WHAT THE EXERCISE ASKS:
Omit pictures and quote the listing below line by line, from its start through the line that holds "const lowerBandTemp = [25.9, -2.1];".

GIVEN DATA:
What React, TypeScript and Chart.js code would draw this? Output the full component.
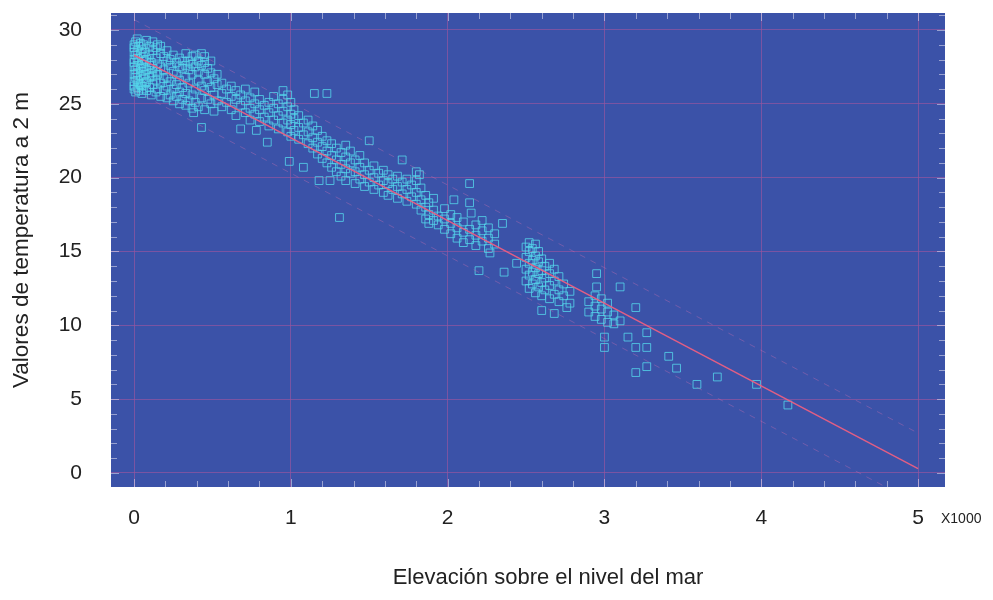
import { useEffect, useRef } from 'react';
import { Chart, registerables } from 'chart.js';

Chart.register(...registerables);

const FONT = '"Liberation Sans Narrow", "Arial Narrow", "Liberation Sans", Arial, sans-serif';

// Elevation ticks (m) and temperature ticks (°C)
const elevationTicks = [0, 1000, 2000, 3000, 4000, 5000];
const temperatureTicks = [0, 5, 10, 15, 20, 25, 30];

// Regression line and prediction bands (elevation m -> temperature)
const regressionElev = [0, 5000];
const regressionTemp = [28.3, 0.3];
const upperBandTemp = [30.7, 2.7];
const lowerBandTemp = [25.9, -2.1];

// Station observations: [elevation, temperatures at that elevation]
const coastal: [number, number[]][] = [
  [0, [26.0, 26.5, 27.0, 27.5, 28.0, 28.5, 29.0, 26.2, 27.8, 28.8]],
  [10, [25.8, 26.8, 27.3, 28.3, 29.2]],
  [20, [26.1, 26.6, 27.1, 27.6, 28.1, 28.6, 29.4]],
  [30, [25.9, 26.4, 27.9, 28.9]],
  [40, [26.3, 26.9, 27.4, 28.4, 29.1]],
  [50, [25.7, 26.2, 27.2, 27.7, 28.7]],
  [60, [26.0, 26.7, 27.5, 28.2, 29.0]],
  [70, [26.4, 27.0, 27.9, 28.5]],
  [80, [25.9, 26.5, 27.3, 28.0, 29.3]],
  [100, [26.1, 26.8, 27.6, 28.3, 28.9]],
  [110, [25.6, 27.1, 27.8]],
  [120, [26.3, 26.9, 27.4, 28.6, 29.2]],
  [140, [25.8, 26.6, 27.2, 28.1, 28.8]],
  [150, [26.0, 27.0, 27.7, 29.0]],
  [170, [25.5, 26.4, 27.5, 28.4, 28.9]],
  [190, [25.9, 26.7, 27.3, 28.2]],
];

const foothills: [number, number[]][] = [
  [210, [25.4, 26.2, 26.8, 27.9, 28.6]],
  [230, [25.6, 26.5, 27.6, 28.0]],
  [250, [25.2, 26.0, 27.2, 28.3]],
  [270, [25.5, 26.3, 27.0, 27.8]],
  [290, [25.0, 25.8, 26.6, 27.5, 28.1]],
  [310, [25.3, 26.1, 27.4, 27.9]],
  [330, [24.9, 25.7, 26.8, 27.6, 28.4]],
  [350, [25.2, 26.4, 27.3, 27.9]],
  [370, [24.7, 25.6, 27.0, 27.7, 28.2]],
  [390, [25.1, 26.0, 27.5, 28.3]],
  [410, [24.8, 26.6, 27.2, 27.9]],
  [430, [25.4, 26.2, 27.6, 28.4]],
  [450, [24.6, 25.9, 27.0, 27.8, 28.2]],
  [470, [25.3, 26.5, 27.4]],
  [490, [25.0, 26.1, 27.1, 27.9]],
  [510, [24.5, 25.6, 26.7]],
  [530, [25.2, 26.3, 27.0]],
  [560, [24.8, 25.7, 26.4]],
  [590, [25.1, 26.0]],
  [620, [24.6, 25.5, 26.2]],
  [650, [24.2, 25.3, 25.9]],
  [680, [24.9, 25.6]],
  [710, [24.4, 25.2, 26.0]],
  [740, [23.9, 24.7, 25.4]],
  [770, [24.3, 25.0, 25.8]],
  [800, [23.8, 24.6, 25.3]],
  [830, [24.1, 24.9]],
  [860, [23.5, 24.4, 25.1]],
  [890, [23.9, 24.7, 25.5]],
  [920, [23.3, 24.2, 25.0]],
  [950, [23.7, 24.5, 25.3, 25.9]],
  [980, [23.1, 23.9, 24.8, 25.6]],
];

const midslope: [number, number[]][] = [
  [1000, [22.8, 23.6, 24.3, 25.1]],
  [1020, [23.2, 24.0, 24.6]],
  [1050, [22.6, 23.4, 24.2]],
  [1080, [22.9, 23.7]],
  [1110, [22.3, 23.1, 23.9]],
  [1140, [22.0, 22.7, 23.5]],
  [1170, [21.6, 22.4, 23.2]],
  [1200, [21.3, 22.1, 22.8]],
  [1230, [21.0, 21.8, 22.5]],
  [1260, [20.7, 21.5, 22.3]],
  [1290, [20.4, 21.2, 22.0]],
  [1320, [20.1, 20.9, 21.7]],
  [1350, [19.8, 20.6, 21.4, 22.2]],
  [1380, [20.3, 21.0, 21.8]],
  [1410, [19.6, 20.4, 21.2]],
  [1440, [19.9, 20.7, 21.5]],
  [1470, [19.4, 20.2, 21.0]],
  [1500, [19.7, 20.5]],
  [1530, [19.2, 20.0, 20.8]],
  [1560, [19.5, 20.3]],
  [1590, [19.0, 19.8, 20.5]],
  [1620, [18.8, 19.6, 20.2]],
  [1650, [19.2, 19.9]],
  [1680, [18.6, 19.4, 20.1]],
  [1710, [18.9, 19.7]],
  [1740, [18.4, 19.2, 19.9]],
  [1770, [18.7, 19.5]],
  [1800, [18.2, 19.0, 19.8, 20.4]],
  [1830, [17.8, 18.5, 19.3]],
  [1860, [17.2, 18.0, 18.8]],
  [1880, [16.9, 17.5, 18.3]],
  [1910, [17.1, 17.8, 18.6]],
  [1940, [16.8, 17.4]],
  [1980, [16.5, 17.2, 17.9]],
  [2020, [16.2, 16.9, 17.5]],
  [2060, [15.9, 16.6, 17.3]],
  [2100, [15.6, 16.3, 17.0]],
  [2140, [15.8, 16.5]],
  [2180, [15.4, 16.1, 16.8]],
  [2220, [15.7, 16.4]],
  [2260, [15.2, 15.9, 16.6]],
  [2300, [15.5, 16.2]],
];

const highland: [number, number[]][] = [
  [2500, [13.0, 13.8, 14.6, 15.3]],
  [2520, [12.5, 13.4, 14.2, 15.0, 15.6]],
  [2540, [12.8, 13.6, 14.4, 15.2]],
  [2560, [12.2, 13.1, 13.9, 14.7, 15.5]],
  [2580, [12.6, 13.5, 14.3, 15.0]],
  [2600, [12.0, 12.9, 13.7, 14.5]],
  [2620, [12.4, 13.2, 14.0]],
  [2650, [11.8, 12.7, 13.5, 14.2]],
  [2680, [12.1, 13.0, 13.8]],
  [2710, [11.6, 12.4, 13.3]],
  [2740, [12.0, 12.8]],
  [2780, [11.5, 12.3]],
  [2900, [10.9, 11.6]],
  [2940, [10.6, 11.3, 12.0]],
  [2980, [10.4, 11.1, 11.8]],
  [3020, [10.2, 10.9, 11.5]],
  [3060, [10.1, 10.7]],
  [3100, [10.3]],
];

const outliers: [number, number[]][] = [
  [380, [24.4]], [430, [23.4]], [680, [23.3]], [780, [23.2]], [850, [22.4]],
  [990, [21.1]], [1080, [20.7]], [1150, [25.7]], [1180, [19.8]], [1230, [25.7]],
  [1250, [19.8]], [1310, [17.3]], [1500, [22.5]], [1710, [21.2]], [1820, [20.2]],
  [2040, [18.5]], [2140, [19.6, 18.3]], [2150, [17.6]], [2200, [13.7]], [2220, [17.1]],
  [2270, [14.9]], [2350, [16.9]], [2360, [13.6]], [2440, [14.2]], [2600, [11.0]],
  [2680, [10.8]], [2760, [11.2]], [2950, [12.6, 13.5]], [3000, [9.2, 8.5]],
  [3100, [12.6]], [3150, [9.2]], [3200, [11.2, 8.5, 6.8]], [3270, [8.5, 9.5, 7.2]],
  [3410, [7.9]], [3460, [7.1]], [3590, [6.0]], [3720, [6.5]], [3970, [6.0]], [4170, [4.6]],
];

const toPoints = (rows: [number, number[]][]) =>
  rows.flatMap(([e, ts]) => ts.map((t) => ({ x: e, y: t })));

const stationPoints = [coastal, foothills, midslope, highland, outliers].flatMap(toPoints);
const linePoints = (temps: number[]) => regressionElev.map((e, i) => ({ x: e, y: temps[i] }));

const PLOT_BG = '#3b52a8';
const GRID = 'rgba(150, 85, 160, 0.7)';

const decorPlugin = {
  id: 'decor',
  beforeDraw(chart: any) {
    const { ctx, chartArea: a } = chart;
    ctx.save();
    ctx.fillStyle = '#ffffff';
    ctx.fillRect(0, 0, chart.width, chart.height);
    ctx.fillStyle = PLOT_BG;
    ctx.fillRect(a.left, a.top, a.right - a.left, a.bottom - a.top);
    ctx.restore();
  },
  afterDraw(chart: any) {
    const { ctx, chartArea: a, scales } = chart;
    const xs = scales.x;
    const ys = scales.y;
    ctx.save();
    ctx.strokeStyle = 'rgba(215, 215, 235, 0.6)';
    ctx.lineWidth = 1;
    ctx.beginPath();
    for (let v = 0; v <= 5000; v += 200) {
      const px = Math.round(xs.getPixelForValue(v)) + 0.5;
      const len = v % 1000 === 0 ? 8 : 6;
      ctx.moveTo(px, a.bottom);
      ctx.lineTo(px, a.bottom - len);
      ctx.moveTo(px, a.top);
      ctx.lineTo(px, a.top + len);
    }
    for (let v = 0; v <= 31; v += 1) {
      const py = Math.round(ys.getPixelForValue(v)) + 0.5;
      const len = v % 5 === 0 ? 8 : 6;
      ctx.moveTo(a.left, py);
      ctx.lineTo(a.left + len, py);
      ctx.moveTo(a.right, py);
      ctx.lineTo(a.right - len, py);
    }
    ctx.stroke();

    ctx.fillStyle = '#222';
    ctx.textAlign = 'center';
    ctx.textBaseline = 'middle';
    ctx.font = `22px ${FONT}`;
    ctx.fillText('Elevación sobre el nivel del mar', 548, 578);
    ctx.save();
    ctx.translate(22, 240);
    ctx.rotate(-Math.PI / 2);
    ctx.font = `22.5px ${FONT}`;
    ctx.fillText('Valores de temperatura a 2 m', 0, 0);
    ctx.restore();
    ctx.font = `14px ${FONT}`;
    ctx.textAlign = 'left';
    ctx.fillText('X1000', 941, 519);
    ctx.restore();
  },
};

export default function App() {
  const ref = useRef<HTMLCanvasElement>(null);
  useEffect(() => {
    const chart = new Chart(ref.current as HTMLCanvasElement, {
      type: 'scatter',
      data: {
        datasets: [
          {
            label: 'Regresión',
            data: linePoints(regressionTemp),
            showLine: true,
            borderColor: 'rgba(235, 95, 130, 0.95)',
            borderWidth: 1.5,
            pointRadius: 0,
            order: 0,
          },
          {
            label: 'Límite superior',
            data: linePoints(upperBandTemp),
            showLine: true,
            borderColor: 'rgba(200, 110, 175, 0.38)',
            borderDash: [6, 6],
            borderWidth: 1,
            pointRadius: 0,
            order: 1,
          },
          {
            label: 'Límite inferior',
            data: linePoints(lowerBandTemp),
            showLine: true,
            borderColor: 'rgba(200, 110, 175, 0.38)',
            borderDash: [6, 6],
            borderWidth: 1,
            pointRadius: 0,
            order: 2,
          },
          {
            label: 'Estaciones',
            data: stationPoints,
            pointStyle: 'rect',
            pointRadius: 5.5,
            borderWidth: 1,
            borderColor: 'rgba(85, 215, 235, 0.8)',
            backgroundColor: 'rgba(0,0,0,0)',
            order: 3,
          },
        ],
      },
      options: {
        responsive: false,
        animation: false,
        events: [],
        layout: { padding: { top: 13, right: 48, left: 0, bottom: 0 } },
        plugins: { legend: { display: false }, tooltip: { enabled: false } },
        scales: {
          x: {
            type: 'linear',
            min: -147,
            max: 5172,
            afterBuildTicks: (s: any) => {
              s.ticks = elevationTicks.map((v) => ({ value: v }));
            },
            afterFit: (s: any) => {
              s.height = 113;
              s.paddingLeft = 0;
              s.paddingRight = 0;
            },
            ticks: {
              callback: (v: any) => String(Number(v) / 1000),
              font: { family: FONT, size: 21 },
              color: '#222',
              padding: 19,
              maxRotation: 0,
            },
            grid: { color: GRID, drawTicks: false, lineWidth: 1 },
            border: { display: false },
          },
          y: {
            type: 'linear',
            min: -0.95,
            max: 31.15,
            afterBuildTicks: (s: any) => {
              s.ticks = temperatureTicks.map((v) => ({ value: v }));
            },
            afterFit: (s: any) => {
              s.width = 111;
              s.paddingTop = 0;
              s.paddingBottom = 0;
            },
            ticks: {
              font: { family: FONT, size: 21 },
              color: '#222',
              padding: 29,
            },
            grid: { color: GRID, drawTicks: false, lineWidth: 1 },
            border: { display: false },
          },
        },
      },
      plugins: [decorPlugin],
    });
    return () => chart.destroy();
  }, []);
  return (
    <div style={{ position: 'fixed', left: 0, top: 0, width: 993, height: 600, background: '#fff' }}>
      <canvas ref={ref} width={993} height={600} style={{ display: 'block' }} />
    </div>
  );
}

PROBLEM SOLUTION:
What React, TypeScript and Chart.js code would draw this? Output the full component.
import { useEffect, useRef } from 'react';
import { Chart, registerables } from 'chart.js';

Chart.register(...registerables);

const FONT = '"Liberation Sans Narrow", "Arial Narrow", "Liberation Sans", Arial, sans-serif';

// Elevation ticks (m) and temperature ticks (°C)
const elevationTicks = [0, 1000, 2000, 3000, 4000, 5000];
const temperatureTicks = [0, 5, 10, 15, 20, 25, 30];

// Regression line and prediction bands (elevation m -> temperature)
const regressionElev = [0, 5000];
const regressionTemp = [28.3, 0.3];
const upperBandTemp = [30.7, 2.7];
const lowerBandTemp = [25.9, -2.1];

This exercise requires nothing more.